I just finished watching a message from Joel Olsteen. He used an airplane analogy to categorize people. He says people fall into one of four categories: Lifters, Thrusters, Weights, and Drags.
- A Lifter is someone who lifts you up when you spend time with him or her. You feel good about yourself when you leave that person.
- A Thruster is someone who encourages you to go after your dreams. He or she pushes you to become a better person. You feel empowered when you leave that person.
- A Weight is someone who weighs you down whenever you are around him or her. His or her problems weigh heavily on you, even when you are not around him or her. You spend much of your time trying to fix him or her or his or her problems.
- A Drag is someone who drags you down to his or her level. He or She is constantly down, complaining about his or her problems all the time. Nothing you can do to help will pull him or her out of the doldrums.
“What kind of friend are you?” Are you being an inspiration to the people around you? Are you encouraging people to go after their dreams or to become better people? Or are you a weight and a drag on the people around you? Do you complain about your problems every time you see someone? Is your life a sob story–full of strife and chaos? When you are given advice, especially when you do not want to hear it, do you take it, or do you try to make the person trying to help you feel guilty because you just want to wallow in your own self pity?

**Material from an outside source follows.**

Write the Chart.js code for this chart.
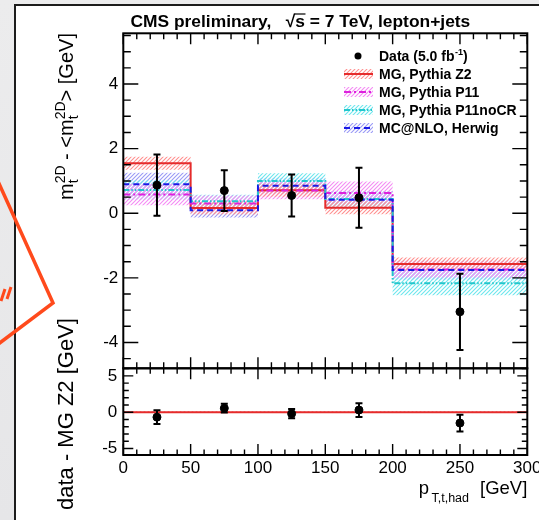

“What kind of friends are you hanging around?” Are you spending the bulk of your time with Weights and Drags? Do you feel drained after spending a short time with them, like you have just run a marathon? For what you do for them, is it enough, or do they demand more of you time and energy than you would like to give? If so, then cut those ties to the friends who are Weights and Drags. You don’t have to stop being their friend. Just stop letting them drain you dry. Make the decision that if you help them, are you going to feel good about yourself afterwards? If the answer is no, then say “No” to whatever they ask of you. And if they try to make you feel guilty or say that you are uncaring, say “I’m sorry you feel that way,” and keep it moving. Don’t let their guilt trips make you feel guilty. Do what is going to make you feel good about yourself. Sometimes distancing yourself from negativity is the best thing you can do for your sanity and your friendship. Sometimes you have to handle some of your friendships with a long-handled spoon.
“Do you surround yourself with friends who are Lifters and Thrusters?” If not, this should be your goal. Assess the friends in your life and see in which of the four categories they fall. If the majority of them fall into the Weights and Drags categories, you really need to change your friends. If the majority fall into the Lifters and Thrusters categories, you are off to a great start to achieve your goals. You should feel good when you spend time with your friends. If you don’t, look for friends in the Lifters and Thrusters categories.
When I was younger, the majority of my friends fell into the Weights and Drags categories. I didn’t realize it until I got older and my life changed–job responsibilities, marriage, illness–who my true friends were. I was always the one “being there” for my friends (or so-called friends), but when I needed them in the same way I was there for them, they were no-shows. That woke me up to the type of friends I hung around. I started streamlining the friends in my life to just a handful that I consider “True Friends.” Those friends are still in my life today 30 years later. I felt guilty at first distancing myself from some of the Weights and Drags friends in my life, but after I decided I was not going to associate with negative people, that guilt faded quickly. It took a minute, but now I don’t waste a night of sleep dealing with people that don’t bring joy to my day.